Brief —
All entries must be repeated exactly; do not include the pictures.

Material supplied —
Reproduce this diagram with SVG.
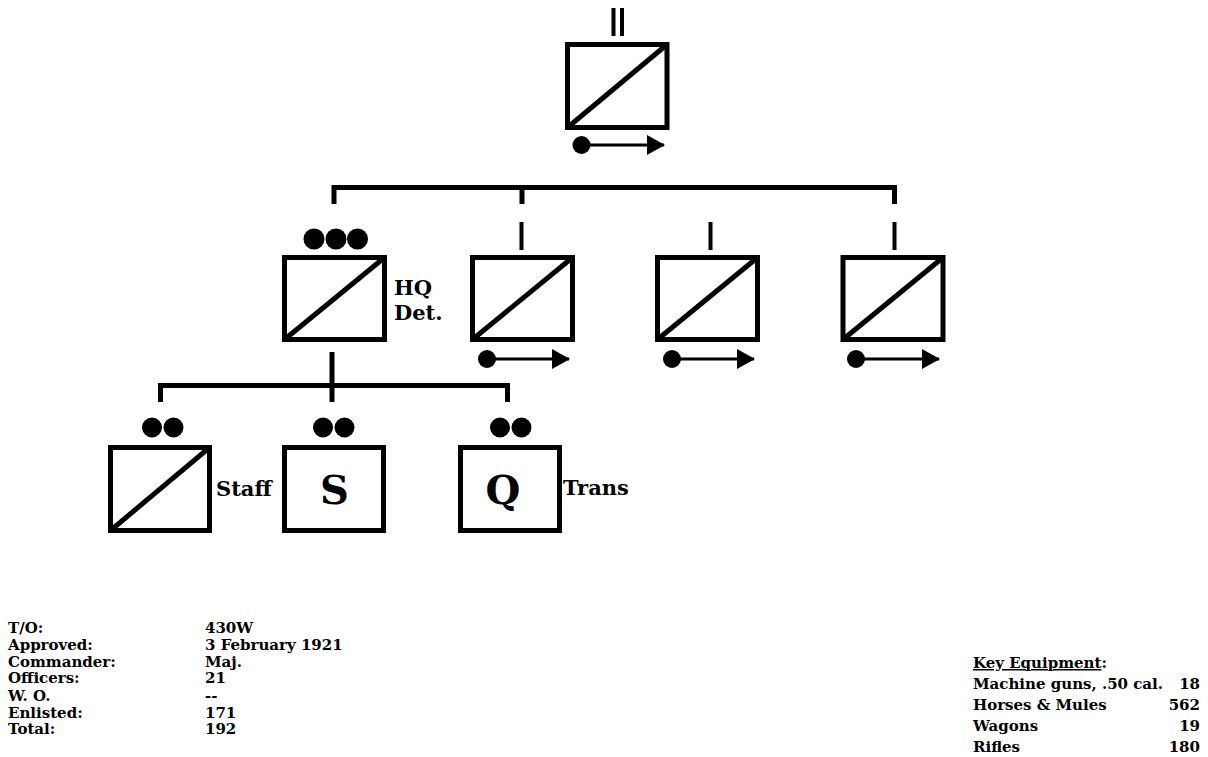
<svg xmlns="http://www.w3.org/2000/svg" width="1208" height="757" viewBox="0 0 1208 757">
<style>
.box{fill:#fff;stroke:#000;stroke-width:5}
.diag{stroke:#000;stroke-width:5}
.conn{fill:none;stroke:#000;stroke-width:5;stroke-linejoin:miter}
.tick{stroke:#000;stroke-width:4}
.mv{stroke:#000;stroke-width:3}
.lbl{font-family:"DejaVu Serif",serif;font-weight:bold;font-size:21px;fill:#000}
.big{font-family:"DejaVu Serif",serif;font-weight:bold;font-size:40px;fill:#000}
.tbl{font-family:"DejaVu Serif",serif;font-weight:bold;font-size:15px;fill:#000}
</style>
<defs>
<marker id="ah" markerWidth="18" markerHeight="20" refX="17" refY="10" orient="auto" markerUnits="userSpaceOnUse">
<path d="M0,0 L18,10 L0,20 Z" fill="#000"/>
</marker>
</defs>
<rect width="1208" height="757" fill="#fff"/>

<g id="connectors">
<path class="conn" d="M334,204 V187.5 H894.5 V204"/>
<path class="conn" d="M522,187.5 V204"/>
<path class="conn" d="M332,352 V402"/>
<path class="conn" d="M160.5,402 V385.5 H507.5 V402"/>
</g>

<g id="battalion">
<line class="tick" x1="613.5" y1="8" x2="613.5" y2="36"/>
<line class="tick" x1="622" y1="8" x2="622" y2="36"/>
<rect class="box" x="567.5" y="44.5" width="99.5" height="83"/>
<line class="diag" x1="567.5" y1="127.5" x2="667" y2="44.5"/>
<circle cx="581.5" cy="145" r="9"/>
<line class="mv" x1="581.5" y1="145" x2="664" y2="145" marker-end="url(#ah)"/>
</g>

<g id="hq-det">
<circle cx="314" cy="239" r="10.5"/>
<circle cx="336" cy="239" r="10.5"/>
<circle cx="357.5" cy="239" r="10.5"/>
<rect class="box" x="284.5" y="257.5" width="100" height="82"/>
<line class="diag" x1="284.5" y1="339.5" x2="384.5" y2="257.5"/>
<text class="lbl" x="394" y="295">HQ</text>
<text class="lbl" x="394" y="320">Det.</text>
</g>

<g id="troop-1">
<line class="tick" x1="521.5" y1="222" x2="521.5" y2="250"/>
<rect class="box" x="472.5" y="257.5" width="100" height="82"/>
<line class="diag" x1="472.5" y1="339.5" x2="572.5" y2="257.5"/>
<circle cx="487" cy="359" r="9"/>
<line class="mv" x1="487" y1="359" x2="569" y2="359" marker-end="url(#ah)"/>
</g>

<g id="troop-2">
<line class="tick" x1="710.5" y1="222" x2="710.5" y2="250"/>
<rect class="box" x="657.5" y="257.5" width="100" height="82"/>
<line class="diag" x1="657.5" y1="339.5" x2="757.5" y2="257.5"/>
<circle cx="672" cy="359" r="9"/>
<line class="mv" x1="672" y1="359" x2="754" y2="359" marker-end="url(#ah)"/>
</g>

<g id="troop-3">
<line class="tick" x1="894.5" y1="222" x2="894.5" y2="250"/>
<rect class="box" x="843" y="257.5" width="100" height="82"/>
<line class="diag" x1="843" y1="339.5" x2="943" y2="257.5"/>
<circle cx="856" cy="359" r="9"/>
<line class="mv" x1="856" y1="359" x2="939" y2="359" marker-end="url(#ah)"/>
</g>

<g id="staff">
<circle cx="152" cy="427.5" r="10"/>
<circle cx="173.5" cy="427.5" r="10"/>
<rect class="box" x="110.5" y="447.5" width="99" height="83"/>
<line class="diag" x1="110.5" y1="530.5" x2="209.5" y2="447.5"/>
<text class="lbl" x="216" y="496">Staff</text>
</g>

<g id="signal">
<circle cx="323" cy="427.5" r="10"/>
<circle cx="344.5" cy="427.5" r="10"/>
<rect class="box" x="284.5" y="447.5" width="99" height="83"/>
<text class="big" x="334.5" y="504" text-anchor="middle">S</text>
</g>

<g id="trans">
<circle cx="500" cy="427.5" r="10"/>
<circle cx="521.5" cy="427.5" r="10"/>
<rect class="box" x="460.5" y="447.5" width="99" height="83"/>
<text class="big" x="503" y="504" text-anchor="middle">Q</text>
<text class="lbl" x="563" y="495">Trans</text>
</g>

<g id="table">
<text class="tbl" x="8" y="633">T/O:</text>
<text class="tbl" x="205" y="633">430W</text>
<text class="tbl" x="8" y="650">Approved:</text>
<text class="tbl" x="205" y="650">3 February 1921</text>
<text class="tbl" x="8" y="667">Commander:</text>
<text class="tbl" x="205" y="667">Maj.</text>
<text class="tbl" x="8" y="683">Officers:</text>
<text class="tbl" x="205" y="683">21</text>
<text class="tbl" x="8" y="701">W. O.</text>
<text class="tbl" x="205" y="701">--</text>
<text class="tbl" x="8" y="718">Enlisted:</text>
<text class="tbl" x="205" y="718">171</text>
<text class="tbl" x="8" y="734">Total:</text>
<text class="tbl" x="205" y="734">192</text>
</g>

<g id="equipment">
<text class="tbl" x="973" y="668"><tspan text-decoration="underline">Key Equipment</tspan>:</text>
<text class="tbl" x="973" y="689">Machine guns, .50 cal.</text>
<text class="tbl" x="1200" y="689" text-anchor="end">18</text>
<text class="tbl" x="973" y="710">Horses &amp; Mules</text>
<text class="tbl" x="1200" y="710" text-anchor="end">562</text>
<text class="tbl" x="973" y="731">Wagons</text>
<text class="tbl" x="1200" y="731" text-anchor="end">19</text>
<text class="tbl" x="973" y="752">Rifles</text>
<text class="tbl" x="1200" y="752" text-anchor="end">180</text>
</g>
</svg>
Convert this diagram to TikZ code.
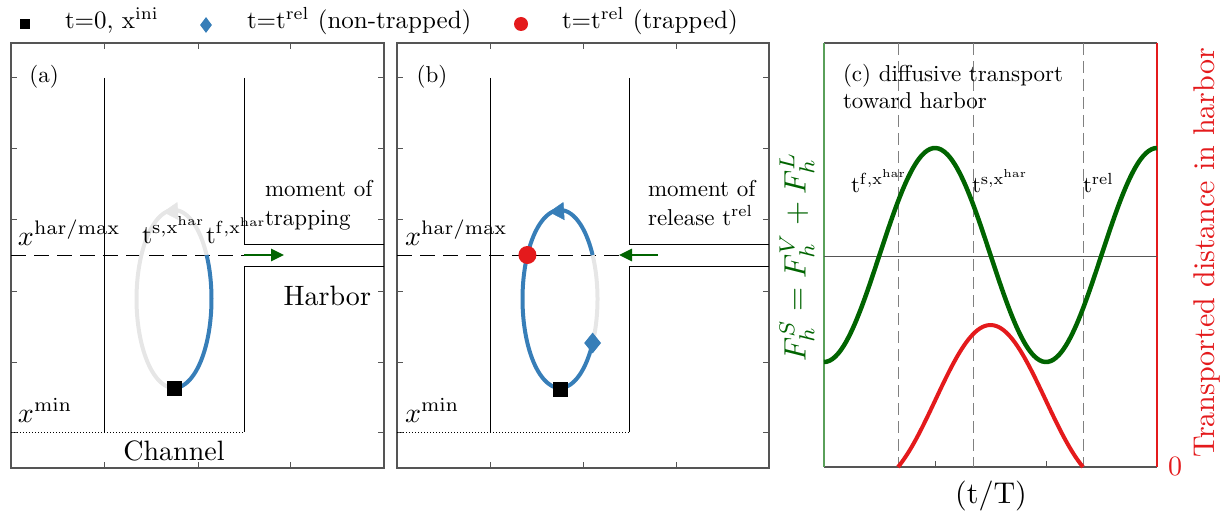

Response for this exercise —
Reproduce this diagram with SVG.
<svg xmlns="http://www.w3.org/2000/svg" width="1208" height="757" viewBox="0 0 1208 757">
<style>
.box{fill:#fff;stroke:#000;stroke-width:5}
.diag{stroke:#000;stroke-width:5}
.conn{fill:none;stroke:#000;stroke-width:5;stroke-linejoin:miter}
.tick{stroke:#000;stroke-width:4}
.mv{stroke:#000;stroke-width:3}
.lbl{font-family:"DejaVu Serif",serif;font-weight:bold;font-size:21px;fill:#000}
.big{font-family:"DejaVu Serif",serif;font-weight:bold;font-size:40px;fill:#000}
.tbl{font-family:"DejaVu Serif",serif;font-weight:bold;font-size:15px;fill:#000}
</style>
<defs>
<marker id="ah" markerWidth="18" markerHeight="20" refX="17" refY="10" orient="auto" markerUnits="userSpaceOnUse">
<path d="M0,0 L18,10 L0,20 Z" fill="#000"/>
</marker>
</defs>
<rect width="1208" height="757" fill="#fff"/>

<g id="connectors">
<path class="conn" d="M334,204 V187.5 H894.5 V204"/>
<path class="conn" d="M522,187.5 V204"/>
<path class="conn" d="M332,352 V402"/>
<path class="conn" d="M160.5,402 V385.5 H507.5 V402"/>
</g>

<g id="battalion">
<line class="tick" x1="613.5" y1="8" x2="613.5" y2="36"/>
<line class="tick" x1="622" y1="8" x2="622" y2="36"/>
<rect class="box" x="567.5" y="44.5" width="99.5" height="83"/>
<line class="diag" x1="567.5" y1="127.5" x2="667" y2="44.5"/>
<circle cx="581.5" cy="145" r="9"/>
<line class="mv" x1="581.5" y1="145" x2="664" y2="145" marker-end="url(#ah)"/>
</g>

<g id="hq-det">
<circle cx="314" cy="239" r="10.5"/>
<circle cx="336" cy="239" r="10.5"/>
<circle cx="357.5" cy="239" r="10.5"/>
<rect class="box" x="284.5" y="257.5" width="100" height="82"/>
<line class="diag" x1="284.5" y1="339.5" x2="384.5" y2="257.5"/>
<text class="lbl" x="394" y="295">HQ</text>
<text class="lbl" x="394" y="320">Det.</text>
</g>

<g id="troop-1">
<line class="tick" x1="521.5" y1="222" x2="521.5" y2="250"/>
<rect class="box" x="472.5" y="257.5" width="100" height="82"/>
<line class="diag" x1="472.5" y1="339.5" x2="572.5" y2="257.5"/>
<circle cx="487" cy="359" r="9"/>
<line class="mv" x1="487" y1="359" x2="569" y2="359" marker-end="url(#ah)"/>
</g>

<g id="troop-2">
<line class="tick" x1="710.5" y1="222" x2="710.5" y2="250"/>
<rect class="box" x="657.5" y="257.5" width="100" height="82"/>
<line class="diag" x1="657.5" y1="339.5" x2="757.5" y2="257.5"/>
<circle cx="672" cy="359" r="9"/>
<line class="mv" x1="672" y1="359" x2="754" y2="359" marker-end="url(#ah)"/>
</g>

<g id="troop-3">
<line class="tick" x1="894.5" y1="222" x2="894.5" y2="250"/>
<rect class="box" x="843" y="257.5" width="100" height="82"/>
<line class="diag" x1="843" y1="339.5" x2="943" y2="257.5"/>
<circle cx="856" cy="359" r="9"/>
<line class="mv" x1="856" y1="359" x2="939" y2="359" marker-end="url(#ah)"/>
</g>

<g id="staff">
<circle cx="152" cy="427.5" r="10"/>
<circle cx="173.5" cy="427.5" r="10"/>
<rect class="box" x="110.5" y="447.5" width="99" height="83"/>
<line class="diag" x1="110.5" y1="530.5" x2="209.5" y2="447.5"/>
<text class="lbl" x="216" y="496">Staff</text>
</g>

<g id="signal">
<circle cx="323" cy="427.5" r="10"/>
<circle cx="344.5" cy="427.5" r="10"/>
<rect class="box" x="284.5" y="447.5" width="99" height="83"/>
<text class="big" x="334.5" y="504" text-anchor="middle">S</text>
</g>

<g id="trans">
<circle cx="500" cy="427.5" r="10"/>
<circle cx="521.5" cy="427.5" r="10"/>
<rect class="box" x="460.5" y="447.5" width="99" height="83"/>
<text class="big" x="503" y="504" text-anchor="middle">Q</text>
<text class="lbl" x="563" y="495">Trans</text>
</g>

<g id="table">
<text class="tbl" x="8" y="633">T/O:</text>
<text class="tbl" x="205" y="633">430W</text>
<text class="tbl" x="8" y="650">Approved:</text>
<text class="tbl" x="205" y="650">3 February 1921</text>
<text class="tbl" x="8" y="667">Commander:</text>
<text class="tbl" x="205" y="667">Maj.</text>
<text class="tbl" x="8" y="683">Officers:</text>
<text class="tbl" x="205" y="683">21</text>
<text class="tbl" x="8" y="701">W. O.</text>
<text class="tbl" x="205" y="701">--</text>
<text class="tbl" x="8" y="718">Enlisted:</text>
<text class="tbl" x="205" y="718">171</text>
<text class="tbl" x="8" y="734">Total:</text>
<text class="tbl" x="205" y="734">192</text>
</g>

<g id="equipment">
<text class="tbl" x="973" y="668"><tspan text-decoration="underline">Key Equipment</tspan>:</text>
<text class="tbl" x="973" y="689">Machine guns, .50 cal.</text>
<text class="tbl" x="1200" y="689" text-anchor="end">18</text>
<text class="tbl" x="973" y="710">Horses &amp; Mules</text>
<text class="tbl" x="1200" y="710" text-anchor="end">562</text>
<text class="tbl" x="973" y="731">Wagons</text>
<text class="tbl" x="1200" y="731" text-anchor="end">19</text>
<text class="tbl" x="973" y="752">Rifles</text>
<text class="tbl" x="1200" y="752" text-anchor="end">180</text>
</g>
</svg>
Convert this diagram to TikZ code.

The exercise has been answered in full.